A critical input to these (machine learning techniques) and other methods is the availability of training data on the variable of interest that assigns ground truth values to sample sites,” the duo point out. “For example, delineating imaged urban neighbourhoods as residential, or even more specifically as slums, requires first providing a set of areas pre-defined as slums by other means. Doing so well requires a training dataset that reflects the full diversity of distinct neighbourhoods within the category of slums. This is especially challenging when the object of interest is heterogeneous or imprecisely defined….One could imagine economists using remotely sensed information on buildings to estimate a region’s capital stock; in such a case, the ideal training data would concern building values instead of building types. Because these training data sets are used to define the classes underlying a classification algorithm, they must be produced outside the algorithm. Thus, they are typically a labour-intensive analog constraint on a technology that otherwise can operate with all the scale benefits of computer processing.”

Finally and perhaps most importantly, most satellite-based data can potentially identify individuals and households. Cell phone data are the most problematic in this regard, and have serious repercussions on privacy. It is also worth noting that most early proponents of the use of night-lights data advocated the use of such data as a substitute for national accounts and household survey data where such data is either not reliable or is irregular, and as a complement where such data is indeed available. The reason for the continued preference for old-fashioned data collection techniques is that they generate thick layers of information, which collectively can convey a richer sense of an economy than mere satellite images can. Traditional databases thus help us form inferences based on a wider variety of data. The flip side of course is that it may not be possible to disaggregate the traditional measures in the same manner as satellite data, which is available at a granular level.

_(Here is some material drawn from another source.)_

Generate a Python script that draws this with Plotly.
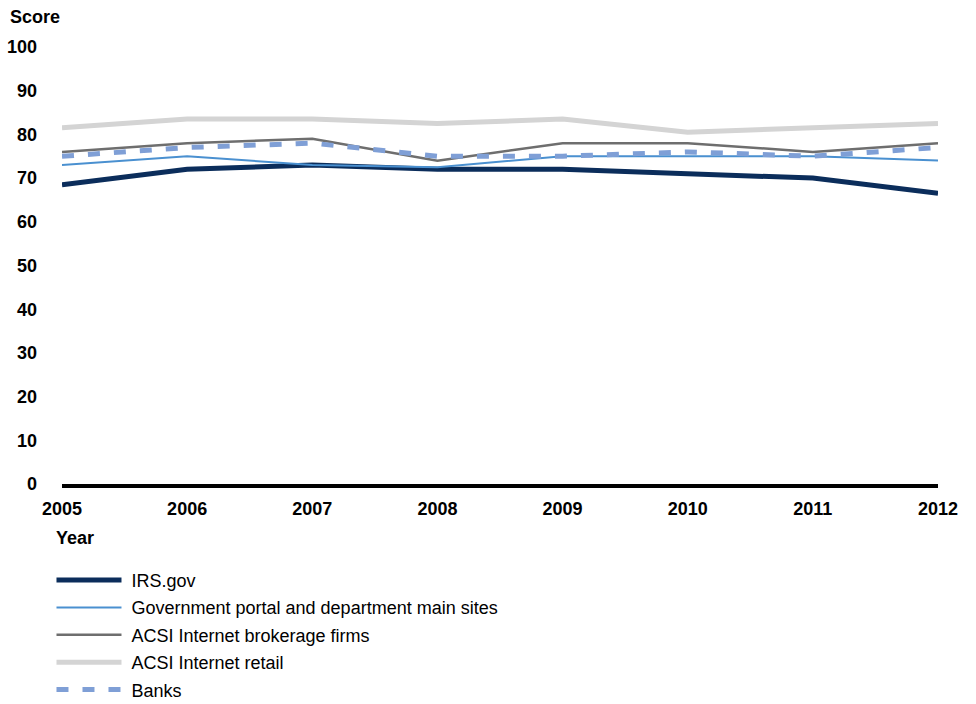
import plotly.graph_objects as go

years = [2005, 2006, 2007, 2008, 2009, 2010, 2011, 2012]
irs_gov = [68.5, 72, 73, 72, 72, 71, 70, 66.5]
gov_portal = [73, 75, 73, 72.5, 75, 75, 75, 74]
brokerage = [76, 78, 79, 74, 78, 78, 76, 78]
retail = [81.5, 83.5, 83.5, 82.5, 83.5, 80.5, 81.5, 82.5]
banks = [75, 77, 78, 75, 75, 76, 75, 77]

series = [
    ("IRS.gov", irs_gov, "#0b2d5b", 5, "solid"),
    ("Government portal and department main sites", gov_portal, "#4a90d0", 2, "solid"),
    ("ACSI Internet brokerage firms", brokerage, "#6e6e6e", 2.5, "solid"),
    ("ACSI Internet retail", retail, "#d4d4d4", 5, "solid"),
    ("Banks", banks, "#7f9fd6", 5, "12px,14px"),
]

W, H = 976, 704
L, R, T, B = 62, 38, 47, 220

fig = go.Figure()
for i, (name, vals, color, width, dash) in enumerate(series):
    fig.add_trace(go.Scatter(
        x=years, y=vals, mode="lines", name="&nbsp;" + name, legendgroup=f"g{i}",
        line=dict(color=color, width=width, dash=dash),
    ))

font = "Liberation Sans, Arial, sans-serif"
fig.update_layout(
    width=W, height=H,
    margin=dict(l=L, r=R, t=T, b=B, autoexpand=False),
    paper_bgcolor="white", plot_bgcolor="white",
    font=dict(family=font, size=18, color="black"),
    showlegend=True,
    legend=dict(
        x=-0.012, y=-0.178, xanchor="left", yanchor="top",
        orientation="v", tracegroupgap=1, itemwidth=65,
        font=dict(family=font, size=18, color="black"),
        bgcolor="rgba(0,0,0,0)",
    ),
    xaxis=dict(
        range=[2005, 2012], tickmode="array", tickvals=years,
        ticktext=[f"<b>{y}</b>" for y in years],
        showgrid=False, zeroline=False,
        showline=True, linecolor="black", linewidth=4,
        ticks="", ticklabelstandoff=5,
        tickfont=dict(family=font, size=18, color="black"),
    ),
    yaxis=dict(
        range=[0, 100], tickmode="array", tickvals=list(range(0, 101, 10)),
        ticktext=[f"<b>{v}</b>" for v in range(0, 101, 10)],
        showgrid=False, zeroline=False, showline=False, ticks="",
        ticklabelstandoff=24,
        tickfont=dict(family=font, size=18, color="black"),
    ),
    title=dict(
        text="<b>Score</b>", x=10 / W, y=1 - 17 / H, xanchor="left", yanchor="middle",
        xref="container", yref="container",
        font=dict(family=font, size=18, color="black"),
    ),
    annotations=[dict(
        text="<b>Year</b>", xref="paper", yref="paper",
        x=(54 - L) / (W - L - R), y=-(538 - 484) / (H - T - B),
        xanchor="left", yanchor="middle", showarrow=False,
        font=dict(family=font, size=18, color="black"),
    )],
)

fig.write_html("out.html")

To sum up, new and exciting data-sets are helping us understand the world better. However, it is erroneous to believe that these new data-sets can substitute existing survey-based or national accounts data. A satellite can hardly tell us anything about intra-household allocation of resources, for instance, or the level of discrimination in a rural labour market in a country such as India. The use of satellite data in a heterogeneous country such as ours also requires intensive use of on-ground resources in several cases, as discussed above. Moreover, economists are still grappling with challenges in interpreting the information from these new and big data-sets, which means inferences must be drawn with greater caution. Undoubtedly, the understanding of such data will evolve over time. At this point, it is best to think of these new data-sets as complements to the traditional data sources collected by the regular statistical machinery.